### What the exercise asks
From the first line of the listing below, retype each line up to and including the one with "import plotly.graph_objects as go"; pictures stay out.

* Begin Data extract *

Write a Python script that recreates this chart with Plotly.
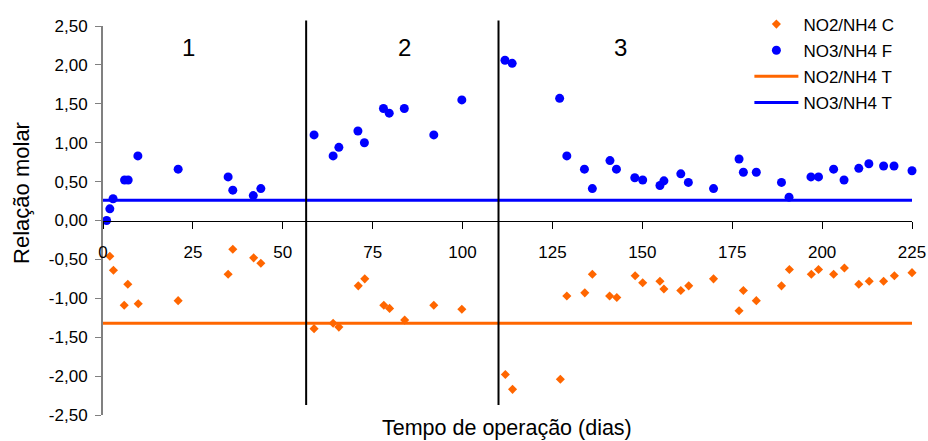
import plotly.graph_objects as go

# NO3/NH4 measured ratio (F)
no3_days = [1, 1.9, 2.8, 6, 7, 9.7, 20.9, 34.8, 36.1, 41.8, 43.9,
            58.7, 64, 65.6, 70.9, 72.7, 78, 79.6, 83.8, 92, 99.8,
            111.8, 113.8, 127, 129, 133.9, 136.1, 141, 142.8, 147.9, 150.1,
            154.9, 156, 160.7, 162.8, 169.8, 176.9, 178.1, 181.7, 188.7, 190.8,
            196.9, 199, 203.2, 206.1, 210.2, 213, 217.1, 220, 225]
no3_vals = [0.00, 0.15, 0.28, 0.52, 0.52, 0.83, 0.66, 0.56, 0.39, 0.32, 0.41,
            1.10, 0.83, 0.94, 1.15, 1.00, 1.44, 1.38, 1.44, 1.10, 1.55,
            2.06, 2.02, 1.57, 0.83, 0.66, 0.41, 0.77, 0.66, 0.55, 0.52,
            0.45, 0.51, 0.60, 0.49, 0.41, 0.79, 0.62, 0.62, 0.49, 0.30,
            0.56, 0.56, 0.66, 0.52, 0.67, 0.73, 0.70, 0.70, 0.64]

# NO2/NH4 consumption ratio (C)
no2_days = [1.9, 2.9, 5.9, 6.9, 9.8, 20.9, 34.8, 36.1, 41.9, 43.9,
            58.7, 64, 65.6, 71, 72.8, 78.1, 79.7, 83.9, 92, 99.8,
            111.9, 113.9, 127.2, 129, 134, 136.1, 140.9, 142.9, 148, 150.1,
            154.9, 156, 160.7, 162.9, 169.8, 176.9, 178.1, 181.7, 188.7, 190.9,
            197, 199, 203.2, 206.2, 210.2, 213.1, 217.1, 220.1, 225]
no2_vals = [-0.46, -0.64, -1.09, -0.82, -1.07, -1.03, -0.69, -0.37, -0.48, -0.55,
            -1.39, -1.32, -1.37, -0.84, -0.75, -1.09, -1.13, -1.28, -1.09, -1.14,
            -1.98, -2.17, -2.04, -0.97, -0.93, -0.69, -0.97, -0.99, -0.71, -0.80,
            -0.78, -0.88, -0.90, -0.84, -0.75, -1.16, -0.90, -1.03, -0.84, -0.63,
            -0.69, -0.63, -0.69, -0.61, -0.82, -0.78, -0.78, -0.71, -0.67]

# Theoretical (stoichiometric) ratios
theory_days = [0, 225]
no2_theory = -1.32
no3_theory = 0.26

# Operating phases
phase_boundaries = [56.5, 110]
phase_names = ["1", "2", "3"]
phase_label_x = [23.8, 83.9, 144]
phase_label_y = 2.23

y_ticks = [2.5, 2.0, 1.5, 1.0, 0.5, 0.0, -0.5, -1.0, -1.5, -2.0, -2.5]
y_tick_text = ["2,50", "2,00", "1,50", "1,00", "0,50", "0,00",
               "-0,50", "-1,00", "-1,50", "-2,00", "-2,50"]

ORANGE = "#FF6600"
BLUE = "#0000FF"
FONT = "Liberation Sans, Arial, sans-serif"

fig = go.Figure()

fig.add_trace(go.Scatter(
    x=theory_days, y=[no2_theory] * len(theory_days), mode="lines",
    name="NO2/NH4 T", line=dict(color=ORANGE, width=3),
    legendrank=3, legendgroup="c", cliponaxis=False))
fig.add_trace(go.Scatter(
    x=theory_days, y=[no3_theory] * len(theory_days), mode="lines",
    name="NO3/NH4 T", line=dict(color=BLUE, width=3),
    legendrank=4, legendgroup="d", cliponaxis=False))
fig.add_trace(go.Scatter(
    x=no2_days, y=no2_vals, mode="markers", name="NO2/NH4 C",
    marker=dict(symbol="diamond", size=7, color=ORANGE),
    legendrank=1, legendgroup="a", cliponaxis=False))
fig.add_trace(go.Scatter(
    x=no3_days, y=no3_vals, mode="markers", name="NO3/NH4 F",
    marker=dict(symbol="circle", size=9, color=BLUE),
    legendrank=2, legendgroup="b", cliponaxis=False))

for xb in phase_boundaries:
    fig.add_shape(type="line", xref="x", yref="paper",
                  x0=xb, x1=xb, y0=0.026, y1=1.014,
                  line=dict(color="black", width=2))

for name, px in zip(phase_names, phase_label_x):
    fig.add_annotation(x=px, y=phase_label_y, xref="x", yref="y",
                       text=name, showarrow=False,
                       font=dict(size=24, color="black", family=FONT))

fig.add_annotation(x=0.4994, y=-0.0335, xref="paper", yref="paper",
                   text="Tempo de operação (dias)", showarrow=False,
                   xanchor="center", yanchor="middle",
                   font=dict(size=21.5, color="black", family=FONT))
fig.add_annotation(x=-0.1001, y=0.571, xref="paper", yref="paper",
                   text="Relação molar", showarrow=False, textangle=-90,
                   xanchor="center", yanchor="middle",
                   font=dict(size=22, color="black", family=FONT))

fig.update_layout(
    width=928, height=441,
    margin=dict(l=103, r=16, t=26, b=26, autoexpand=False),
    paper_bgcolor="white", plot_bgcolor="white",
    font=dict(family=FONT, size=17, color="black"),
    showlegend=True,
    legend=dict(x=0.799, y=1.05, xanchor="left", yanchor="top",
                bgcolor="rgba(0,0,0,0)", borderwidth=0,
                tracegroupgap=1, itemwidth=44,
                font=dict(size=17, family=FONT)),
    xaxis=dict(range=[0, 225], dtick=25, tick0=0,
               anchor="free", position=0.5, automargin=False,
               showline=True, linecolor="black", linewidth=1,
               ticks="outside", ticklen=7, tickcolor="black",
               showgrid=False, zeroline=False,
               ticklabelstandoff=9,
               tickfont=dict(size=17, family=FONT)),
    yaxis=dict(range=[-2.5, 2.5], tickvals=y_ticks, ticktext=y_tick_text,
               automargin=False,
               showline=True, linecolor="#808080", linewidth=2,
               ticks="outside", ticklen=6, tickcolor="#808080",
               showgrid=False, zeroline=False,
               ticklabelstandoff=4,
               tickfont=dict(size=17, family=FONT)),
)

fig.write_html("out.html")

* End Data extract *

### Completed exercise
Write a Python script that recreates this chart with Plotly.
import plotly.graph_objects as go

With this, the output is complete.